Se considerarmos, todavia, a evolução da construção, verificamos que, de 27 193 fogos construídos em 1970, a 14 269 em 1975, a construção atingiu 37 302 em 1981 e 39 790 em 1982, E aqui já podemos constatar um fenómeno que resulta do congelamento das rendas. Daquele total construído, foram arrendados, respectivamente, em Portugal continental e em Lisboa, apenas 11 250 e 1844 em 1970, 6380 e 1622 em 1975 e apenas 531 e 30 em 1981. Esta tendência, aliás, tem vindo a decrescer em proporções alarmantes, designadamente desde 1975, como efeito do congelamento das rendas, por um lado, e por efeito da indisponibilidade de novos fogos para arrendamento, por outro, em virtude dos seguintes factores: inflação galopante, aumento dos custos de produção, taxas de juro e especulação resultantes do próprio congelamento.

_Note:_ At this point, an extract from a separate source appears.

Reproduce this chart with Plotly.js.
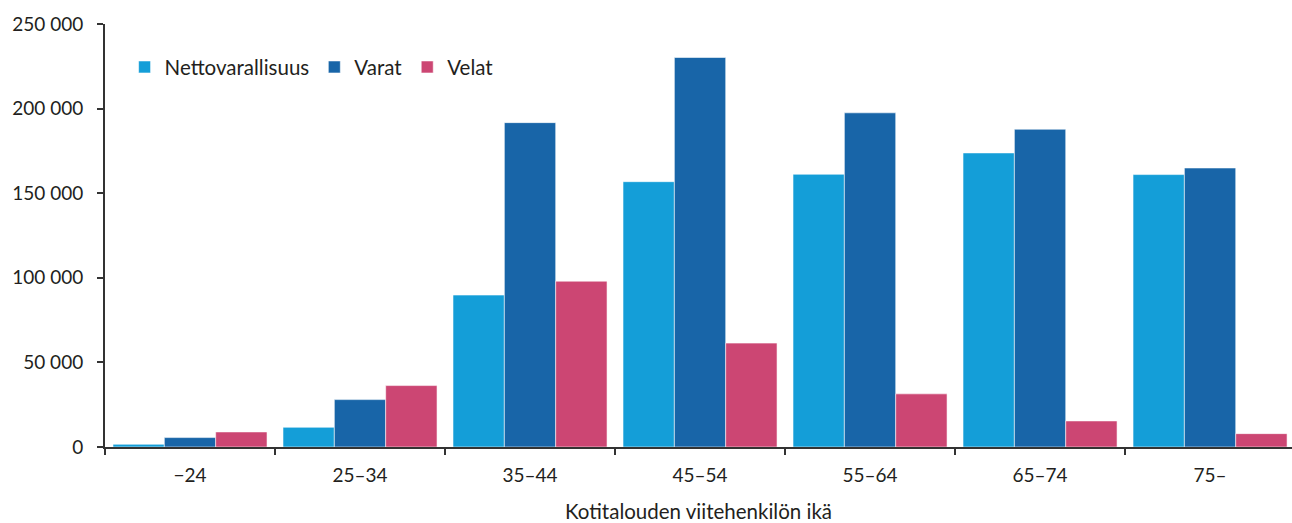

Ou seja: não se arrenda, em virtude de os factores que influenciam os novos locatários não serem convidativos, por um lado, e não se constrói pelas mesmas razões. Aliás, é do conhecimento dos Srs. Deputados que existe hoje um stock de algumas dezenas de milhares de fogos novos devolutos, colocados no mercado de compra e venda, mas que continuam indisponibilizados por falta de condições para arrendamento e, ainda, por falta de uma ajustada política de crédito à compra de casa própria. Se levarmos em linha de conta que houve um aumento demográfico significativo em Portugal entre 1970 e 1981, quer por força de retorno de emigrantes, quer por efeito da descolonização, e sabendo que o parque arrendado diminuiu 6% no mesmo período, temos de perguntar-nos: como foi possível chegar a esta situação? Onde se alojaram esses cidadãos? Provavelmente em ilhas e bairros de lata, para além de sobreocupação de habitações no parque arrendado dos principais centros urbanos, sendo 15% em Lisboa e 22% no Porto, para uma taxa de subocupação de 19% em ambas as cidades.